The International Committee of the Red Cross has succeeded in bringing surgical care to a small proportion of the wounded in many recent conflicts despite the difficulties and constraints. Experience has shown that before imported surgical and anaesthetic skills can be used effectively there must be access to the hospital treating casualties; adequate security for staff (which inevitably means remaining some distance from the conflict); and a hospital infrastructure which requires nursing and administrative staff and adequate lines of supply.
A surgical facility can still have a great effect even if the patients reach it after 24 hours, so long as they have received appropriate first aid. Is it acceptable to plan for a long evacuation time? The decline in the mortality in the hospital with a longer evacuation time is seen in the figures from the International Committee of the Red Cross's database. Some of the deaths which might be attributed to a long evacuation time are inevitable; simply, most casualties who are destined to die do so whether they reach a surgical hospital or not. The provocative question that arises is whether, when numerous casualties overwhelm non-military facilities, a delay in surgery is in fact beneficial. Allowing “nature's triage” to work may, paradoxically, allow a greater proportion of the wounded to benefit from limited surgical care.
What about the evacuation of wounded civilians, especially children, from a conflict area to another country with better medical facilities? This form of action cannot be considered in the context of the epidemiological view I have described. Such actions often carry media and political implications that far outweigh the concern for the individual patient. Consideration must also be given to the remaining wounded people who have not been selected. In addition, the patient who is evacuated may have to face returning with a physical handicap to a destroyed country.
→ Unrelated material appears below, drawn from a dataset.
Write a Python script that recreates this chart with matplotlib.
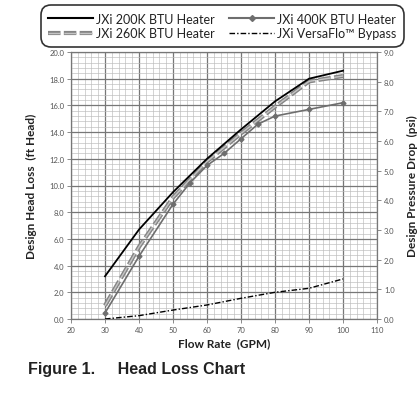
import matplotlib
matplotlib.use('Agg')
import matplotlib.pyplot as plt
from matplotlib.lines import Line2D
from matplotlib.legend_handler import HandlerTuple
import numpy as np

plt.rcParams['font.family'] = ['Lato', 'DejaVu Sans']

# flow rate (GPM) and head loss (ft head)
flow = [30, 40, 50, 60, 70, 80, 90, 100]
head_200k = [3.2, 6.7, 9.5, 12.0, 14.2, 16.3, 18.0, 18.6]
head_260k = [1.0, 5.4, 9.1, 11.8, 13.9, 15.9, 17.8, 18.2]
flow_400k = [30, 40, 50, 55, 60, 65, 70, 75, 80, 90, 100]
head_400k = [0.45, 4.7, 8.6, 10.2, 11.5, 12.4, 13.5, 14.6, 15.2, 15.7, 16.2]
head_bypass = [0.0, 0.25, 0.67, 1.05, 1.55, 2.0, 2.3, 3.0]

x_ticks = list(range(20, 111, 10))
left_ticks = np.arange(0, 20.1, 2.0)
right_ticks = np.arange(0, 9.1, 1.0)

fig = plt.figure(figsize=(4.19, 4.02), dpi=100)
ax = fig.add_axes([71/419, 1-320/402, 306/419, 267/402])

# graph paper grid
ax.set_xticks(x_ticks)
ax.set_xticks(np.arange(20, 111, 2), minor=True)
ax.set_yticks(left_ticks)
ax.set_yticks(np.arange(0, 20.01, 0.4), minor=True)
ax.grid(which='minor', color='#bbbbbb', lw=0.45)
ax.grid(which='major', color='#777777', lw=0.9)
ax.set_axisbelow(True)
ax.set_xlim(20, 110)
ax.set_ylim(0, 20)
for s in ax.spines.values():
    s.set_color('#777777')
    s.set_linewidth(0.9)

ax.tick_params(which='minor', length=0)
ax.tick_params(which='major', length=3, width=0.6, color='#777777',
               labelsize=5.5, labelcolor='#555555', pad=2)
ax.set_yticklabels(['%.1f' % v for v in left_ticks])

# curves
ax.plot(flow, head_200k, color='black', lw=1.3, zorder=5)
ax.plot(flow, head_260k, color='#858585', lw=3.0, ls=(0, (3, 0.8)), zorder=4)
ax.plot(flow, head_260k, color='#c4c4c4', lw=1.0, ls=(0, (9, 2.4)), zorder=4)
ax.plot(flow_400k, head_400k, color='#6e6e6e', lw=1.2, marker='D', ms=2.5, zorder=5)
ax.plot(flow, head_bypass, color='black', lw=1.0, ls=(0, (4, 1.5, 1, 1.5)), zorder=5)

ax.set_xlabel('Flow Rate  (GPM)', fontsize=8.5, fontweight='bold', color='#222222', labelpad=3)
ax.set_ylabel('Design Head Loss  (ft Head)', fontsize=8.5, fontweight='bold', color='#222222', labelpad=9)

ax2 = ax.twinx()
ax2.set_ylim(0, 9)
ax2.set_yticks(right_ticks)
ax2.set_yticklabels(['%.1f' % v for v in right_ticks])
ax2.tick_params(length=3, width=0.6, color='#777777', labelsize=5.5, labelcolor='#555555', pad=2)
for s in ax2.spines.values():
    s.set_visible(False)
ax2.set_ylabel('Design Pressure Drop  (psi)', fontsize=8.5, fontweight='bold', color='#222222',
               rotation=90, labelpad=9)

# legend
h200 = Line2D([], [], color='black', lw=1.5)
h260 = (Line2D([], [], color='#858585', lw=3.0, ls=(0, (3, 0.8))),
        Line2D([], [], color='#c4c4c4', lw=1.0, ls=(0, (9, 2.4))))
h400 = Line2D([], [], color='#6e6e6e', lw=1.5, marker='D', ms=3)
hbyp = Line2D([], [], color='black', lw=1.0, ls=(0, (4, 1.5, 1, 1.5)))
leg = fig.legend([h200, h260, h400, hbyp],
                 ['JXi 200K BTU Heater', 'JXi 260K BTU Heater',
                  'JXi 400K BTU Heater', 'JXi VersaFlo™ Bypass'],
                 handler_map={tuple: HandlerTuple(ndivide=1)},
                 ncol=2, loc='center', bbox_to_anchor=(222/419, 1-27/402),
                 fontsize=9.0, frameon=True, fancybox=True, edgecolor='black',
                 handlelength=3.6, handletextpad=0.2, columnspacing=1.2,
                 labelspacing=0.2, borderpad=0.35)
leg.get_frame().set_linewidth(1.2)
leg.get_frame().set_boxstyle('round', pad=0.25, rounding_size=0.8)
for t in leg.get_texts():
    t.set_color('#222222')

fig.text(28/419, 1-370/402, 'Figure 1.     Head Loss Chart', fontsize=11.5,
         fontweight='bold', family=['Liberation Sans', 'DejaVu Sans'],
         color='#222222', va='center', ha='left')

fig.savefig('out.png', dpi=100)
Such a detached approach to managing people wounded in wars might be criticised by those who believe that every effort must be made to save lives in a war zone. The reason for writing this review is to answer that criticism. Most casualties of war currently have little or no treatment, and even with mobilisation of extensive funds, the problems of injuries from weapons are such that the needs of casualties would never be met except by the military of wealthy nations. Non-military surgery in war conditions is currently an inefficient damage limitation exercise. By eliminating the emphasis inherited from a traditional military surgery, we can at least plan to make an efficient damage limitation exercise. Military medical forces working with the United Nations under a humanitarian mandate may benefit from considering this alternative approach.